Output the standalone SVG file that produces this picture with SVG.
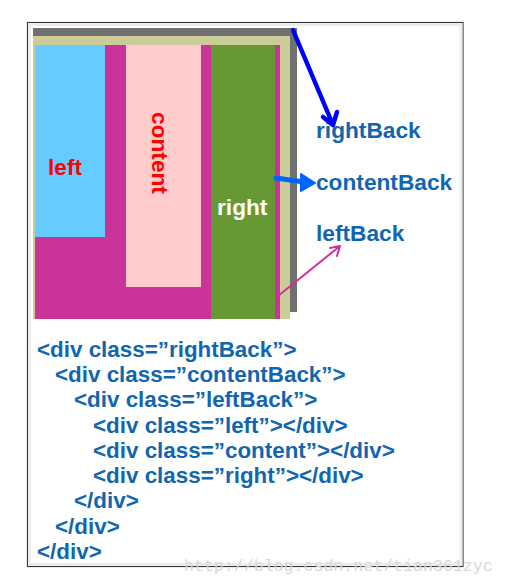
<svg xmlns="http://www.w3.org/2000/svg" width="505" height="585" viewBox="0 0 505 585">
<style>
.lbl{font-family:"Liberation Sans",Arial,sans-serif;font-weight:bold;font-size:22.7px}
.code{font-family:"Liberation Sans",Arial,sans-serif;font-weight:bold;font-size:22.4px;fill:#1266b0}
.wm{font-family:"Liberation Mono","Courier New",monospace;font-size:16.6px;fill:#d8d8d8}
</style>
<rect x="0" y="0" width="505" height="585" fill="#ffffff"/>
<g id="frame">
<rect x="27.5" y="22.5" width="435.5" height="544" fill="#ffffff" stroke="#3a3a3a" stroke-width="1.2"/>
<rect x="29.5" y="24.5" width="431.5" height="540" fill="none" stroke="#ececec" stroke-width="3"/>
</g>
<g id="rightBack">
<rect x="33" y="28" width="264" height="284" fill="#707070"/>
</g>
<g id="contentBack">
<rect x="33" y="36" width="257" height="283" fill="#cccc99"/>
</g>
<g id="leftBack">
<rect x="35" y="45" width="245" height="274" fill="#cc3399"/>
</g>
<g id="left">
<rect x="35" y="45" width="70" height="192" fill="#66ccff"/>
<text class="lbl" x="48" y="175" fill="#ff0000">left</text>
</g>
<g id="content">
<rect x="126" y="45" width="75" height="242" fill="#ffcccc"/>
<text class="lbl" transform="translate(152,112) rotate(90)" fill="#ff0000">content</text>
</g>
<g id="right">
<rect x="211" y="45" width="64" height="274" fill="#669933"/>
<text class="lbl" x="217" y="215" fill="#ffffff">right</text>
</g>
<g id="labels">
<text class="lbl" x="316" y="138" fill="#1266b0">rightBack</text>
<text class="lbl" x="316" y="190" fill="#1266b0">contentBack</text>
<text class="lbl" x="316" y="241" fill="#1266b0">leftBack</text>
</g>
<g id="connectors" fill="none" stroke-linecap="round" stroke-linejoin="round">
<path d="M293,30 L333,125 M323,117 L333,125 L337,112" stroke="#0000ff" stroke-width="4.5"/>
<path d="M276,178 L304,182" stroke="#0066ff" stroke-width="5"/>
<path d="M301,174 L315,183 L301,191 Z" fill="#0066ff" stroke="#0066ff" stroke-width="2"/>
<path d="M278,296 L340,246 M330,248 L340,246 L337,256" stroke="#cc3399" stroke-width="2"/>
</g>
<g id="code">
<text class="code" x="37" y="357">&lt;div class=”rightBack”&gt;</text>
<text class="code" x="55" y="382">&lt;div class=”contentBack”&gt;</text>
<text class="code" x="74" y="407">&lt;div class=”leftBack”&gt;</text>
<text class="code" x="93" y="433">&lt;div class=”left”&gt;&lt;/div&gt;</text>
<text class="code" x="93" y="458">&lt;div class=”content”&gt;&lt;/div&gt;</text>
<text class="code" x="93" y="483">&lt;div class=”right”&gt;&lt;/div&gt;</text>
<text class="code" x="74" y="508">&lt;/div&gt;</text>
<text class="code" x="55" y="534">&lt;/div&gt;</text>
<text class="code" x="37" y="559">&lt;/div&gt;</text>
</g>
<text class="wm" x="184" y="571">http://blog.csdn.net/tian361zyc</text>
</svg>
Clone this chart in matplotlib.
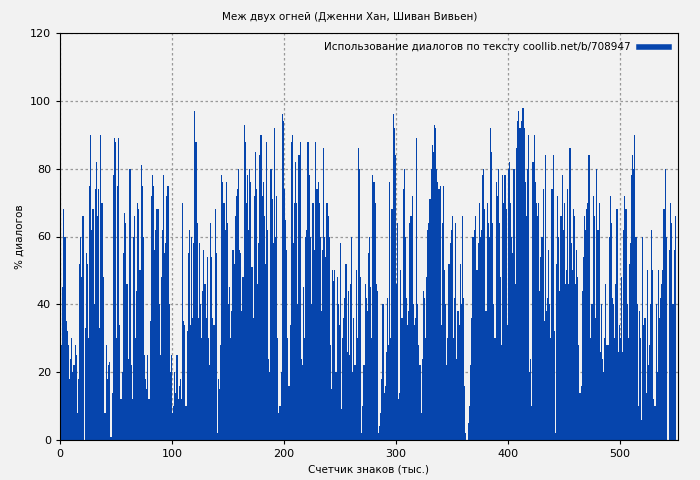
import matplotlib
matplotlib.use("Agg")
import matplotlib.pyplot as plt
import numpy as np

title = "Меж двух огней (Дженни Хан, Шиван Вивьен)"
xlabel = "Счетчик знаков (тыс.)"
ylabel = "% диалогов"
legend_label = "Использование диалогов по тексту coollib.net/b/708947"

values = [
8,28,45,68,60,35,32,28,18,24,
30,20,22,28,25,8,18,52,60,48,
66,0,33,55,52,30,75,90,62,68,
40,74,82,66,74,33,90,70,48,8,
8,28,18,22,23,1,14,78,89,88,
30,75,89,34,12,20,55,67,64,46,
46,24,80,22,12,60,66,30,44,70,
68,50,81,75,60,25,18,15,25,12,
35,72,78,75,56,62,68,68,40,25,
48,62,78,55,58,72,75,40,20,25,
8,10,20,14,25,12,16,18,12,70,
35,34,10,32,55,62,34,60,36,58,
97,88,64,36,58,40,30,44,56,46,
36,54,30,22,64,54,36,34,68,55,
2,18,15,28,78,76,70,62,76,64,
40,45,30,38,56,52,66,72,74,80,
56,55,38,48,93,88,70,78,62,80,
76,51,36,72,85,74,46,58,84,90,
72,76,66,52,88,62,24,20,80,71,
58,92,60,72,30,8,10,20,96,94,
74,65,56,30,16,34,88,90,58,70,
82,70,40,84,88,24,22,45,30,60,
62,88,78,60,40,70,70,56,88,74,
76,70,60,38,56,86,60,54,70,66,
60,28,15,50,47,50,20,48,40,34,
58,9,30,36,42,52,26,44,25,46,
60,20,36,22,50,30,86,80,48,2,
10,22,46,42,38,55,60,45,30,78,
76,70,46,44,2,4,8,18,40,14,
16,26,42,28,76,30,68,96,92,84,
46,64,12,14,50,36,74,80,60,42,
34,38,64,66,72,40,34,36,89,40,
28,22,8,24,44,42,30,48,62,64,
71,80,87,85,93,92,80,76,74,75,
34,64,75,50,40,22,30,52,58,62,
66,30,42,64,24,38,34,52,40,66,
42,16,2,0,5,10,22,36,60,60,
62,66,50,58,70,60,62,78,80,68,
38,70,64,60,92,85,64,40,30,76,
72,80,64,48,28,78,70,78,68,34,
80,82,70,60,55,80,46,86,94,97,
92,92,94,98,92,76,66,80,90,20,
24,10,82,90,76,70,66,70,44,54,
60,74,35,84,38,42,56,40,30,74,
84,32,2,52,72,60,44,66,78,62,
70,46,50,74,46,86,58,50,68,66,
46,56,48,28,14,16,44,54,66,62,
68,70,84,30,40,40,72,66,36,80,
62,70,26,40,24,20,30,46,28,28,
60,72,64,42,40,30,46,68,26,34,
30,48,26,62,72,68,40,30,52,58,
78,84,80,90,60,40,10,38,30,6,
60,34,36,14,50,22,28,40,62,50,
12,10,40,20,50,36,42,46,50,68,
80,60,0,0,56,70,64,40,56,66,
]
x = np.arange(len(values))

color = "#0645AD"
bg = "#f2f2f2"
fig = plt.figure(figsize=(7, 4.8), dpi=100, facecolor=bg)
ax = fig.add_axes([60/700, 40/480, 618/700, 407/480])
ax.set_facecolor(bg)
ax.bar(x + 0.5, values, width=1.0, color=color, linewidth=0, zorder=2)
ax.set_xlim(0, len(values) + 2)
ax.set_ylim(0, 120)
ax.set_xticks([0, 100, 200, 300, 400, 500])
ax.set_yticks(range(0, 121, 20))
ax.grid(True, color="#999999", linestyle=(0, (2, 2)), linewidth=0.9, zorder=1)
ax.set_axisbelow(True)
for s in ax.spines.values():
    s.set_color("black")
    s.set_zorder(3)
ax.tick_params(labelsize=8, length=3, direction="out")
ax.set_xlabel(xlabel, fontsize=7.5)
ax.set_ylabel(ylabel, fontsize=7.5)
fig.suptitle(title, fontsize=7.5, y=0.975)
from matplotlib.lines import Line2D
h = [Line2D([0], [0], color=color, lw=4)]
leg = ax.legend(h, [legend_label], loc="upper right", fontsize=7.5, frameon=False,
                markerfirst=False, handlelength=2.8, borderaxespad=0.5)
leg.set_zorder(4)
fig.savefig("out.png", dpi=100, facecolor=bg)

---

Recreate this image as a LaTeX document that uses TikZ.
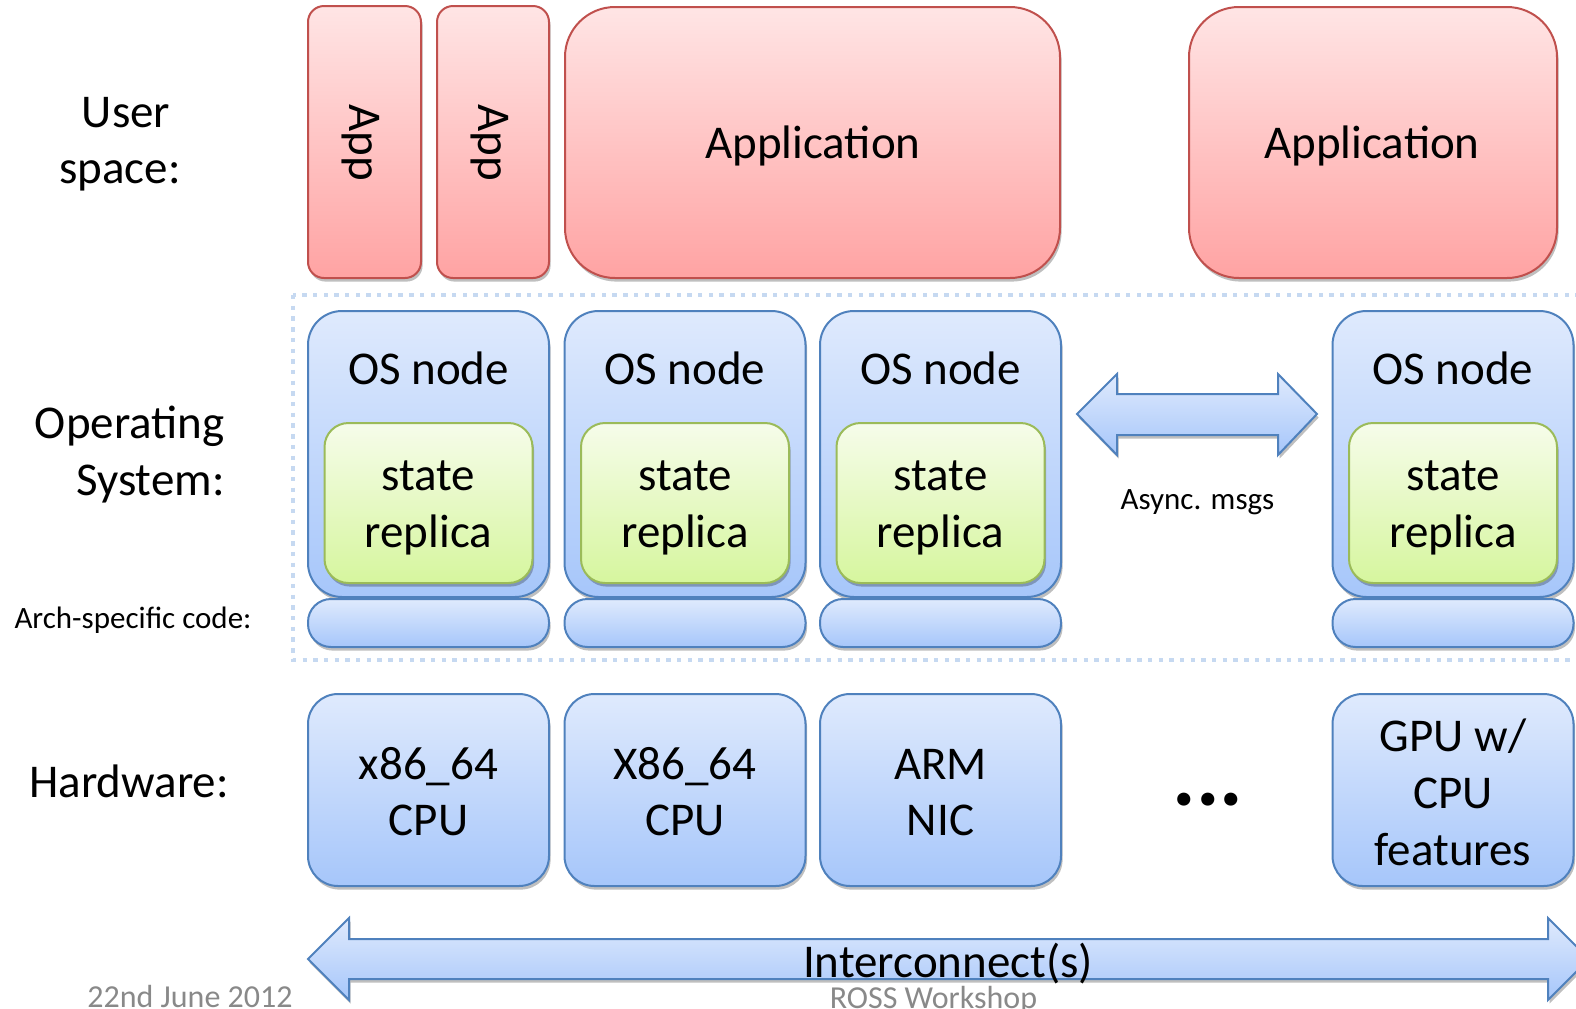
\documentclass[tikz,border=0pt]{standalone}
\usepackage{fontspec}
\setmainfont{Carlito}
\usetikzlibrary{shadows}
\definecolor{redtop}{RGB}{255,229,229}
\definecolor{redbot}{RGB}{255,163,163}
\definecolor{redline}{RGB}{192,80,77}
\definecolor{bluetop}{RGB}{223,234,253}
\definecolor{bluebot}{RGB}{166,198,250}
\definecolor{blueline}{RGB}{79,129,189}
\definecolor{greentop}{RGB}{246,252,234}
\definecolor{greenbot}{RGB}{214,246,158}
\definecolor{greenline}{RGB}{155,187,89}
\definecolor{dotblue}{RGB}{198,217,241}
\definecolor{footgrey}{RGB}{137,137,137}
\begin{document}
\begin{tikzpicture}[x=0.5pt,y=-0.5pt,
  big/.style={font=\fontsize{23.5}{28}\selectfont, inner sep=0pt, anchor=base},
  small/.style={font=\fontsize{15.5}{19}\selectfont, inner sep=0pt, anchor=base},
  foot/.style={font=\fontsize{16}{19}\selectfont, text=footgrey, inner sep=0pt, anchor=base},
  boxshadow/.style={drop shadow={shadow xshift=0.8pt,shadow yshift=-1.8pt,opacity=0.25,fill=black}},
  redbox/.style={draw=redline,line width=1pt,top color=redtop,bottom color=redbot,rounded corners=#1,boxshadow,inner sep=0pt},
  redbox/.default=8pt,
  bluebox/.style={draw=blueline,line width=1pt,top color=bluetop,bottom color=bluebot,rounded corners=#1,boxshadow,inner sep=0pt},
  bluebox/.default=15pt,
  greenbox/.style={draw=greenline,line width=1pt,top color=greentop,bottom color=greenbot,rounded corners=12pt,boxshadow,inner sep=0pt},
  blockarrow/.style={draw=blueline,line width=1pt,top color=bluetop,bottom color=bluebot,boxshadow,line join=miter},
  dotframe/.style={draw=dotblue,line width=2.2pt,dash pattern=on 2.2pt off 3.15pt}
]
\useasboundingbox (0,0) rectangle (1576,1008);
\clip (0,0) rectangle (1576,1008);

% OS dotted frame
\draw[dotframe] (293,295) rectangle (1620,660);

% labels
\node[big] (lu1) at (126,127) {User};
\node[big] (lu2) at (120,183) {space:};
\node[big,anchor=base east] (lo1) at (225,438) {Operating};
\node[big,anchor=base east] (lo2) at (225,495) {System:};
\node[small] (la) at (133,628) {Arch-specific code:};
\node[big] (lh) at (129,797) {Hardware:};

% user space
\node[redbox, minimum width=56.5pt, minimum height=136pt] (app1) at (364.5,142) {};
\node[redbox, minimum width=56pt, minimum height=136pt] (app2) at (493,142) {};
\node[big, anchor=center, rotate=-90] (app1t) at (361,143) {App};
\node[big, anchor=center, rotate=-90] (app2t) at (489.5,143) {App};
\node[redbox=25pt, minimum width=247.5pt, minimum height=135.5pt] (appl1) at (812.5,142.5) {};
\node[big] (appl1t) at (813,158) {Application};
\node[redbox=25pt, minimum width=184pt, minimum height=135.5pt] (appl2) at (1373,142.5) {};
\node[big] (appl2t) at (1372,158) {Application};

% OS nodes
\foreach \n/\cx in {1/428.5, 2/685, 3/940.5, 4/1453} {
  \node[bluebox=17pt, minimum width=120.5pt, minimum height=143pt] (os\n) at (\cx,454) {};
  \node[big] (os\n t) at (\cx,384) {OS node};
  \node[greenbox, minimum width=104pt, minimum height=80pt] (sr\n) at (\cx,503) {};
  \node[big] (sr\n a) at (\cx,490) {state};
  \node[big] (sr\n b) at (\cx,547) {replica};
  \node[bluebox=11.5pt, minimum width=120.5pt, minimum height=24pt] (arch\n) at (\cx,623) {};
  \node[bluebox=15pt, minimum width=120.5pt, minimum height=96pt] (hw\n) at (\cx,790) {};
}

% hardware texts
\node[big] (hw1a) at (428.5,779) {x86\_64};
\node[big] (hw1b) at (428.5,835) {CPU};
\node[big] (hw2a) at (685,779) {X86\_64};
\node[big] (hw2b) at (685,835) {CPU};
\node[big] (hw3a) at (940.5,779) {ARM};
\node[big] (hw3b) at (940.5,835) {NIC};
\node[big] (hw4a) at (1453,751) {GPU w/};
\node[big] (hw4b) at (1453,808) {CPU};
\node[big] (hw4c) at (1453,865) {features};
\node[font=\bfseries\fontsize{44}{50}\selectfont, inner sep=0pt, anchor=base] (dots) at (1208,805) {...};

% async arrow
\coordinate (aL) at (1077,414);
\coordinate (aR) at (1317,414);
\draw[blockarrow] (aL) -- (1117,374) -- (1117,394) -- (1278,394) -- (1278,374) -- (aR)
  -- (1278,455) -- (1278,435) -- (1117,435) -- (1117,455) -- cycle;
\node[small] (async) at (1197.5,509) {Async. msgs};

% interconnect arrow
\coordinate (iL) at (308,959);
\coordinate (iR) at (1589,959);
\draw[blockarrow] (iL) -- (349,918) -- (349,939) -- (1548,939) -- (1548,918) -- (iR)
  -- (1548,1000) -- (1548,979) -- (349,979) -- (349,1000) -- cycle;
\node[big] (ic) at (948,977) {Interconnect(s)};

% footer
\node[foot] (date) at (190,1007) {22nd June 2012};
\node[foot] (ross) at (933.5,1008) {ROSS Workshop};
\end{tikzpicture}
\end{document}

What to do: What's needed is an exact copy of the records above from the line containing "Clone this chart in matplotlib." down to the line containing "диалогов по тексту", both included, without any pictures.

The completed task:
Clone this chart in matplotlib.
import matplotlib
matplotlib.use("Agg")
import matplotlib.pyplot as plt
import numpy as np

title = "Меж двух огней (Дженни Хан, Шиван Вивьен)"
xlabel = "Счетчик знаков (тыс.)"
ylabel = "% диалогов"
legend_label = "Использование диалогов по тексту coollib.net/b/708947"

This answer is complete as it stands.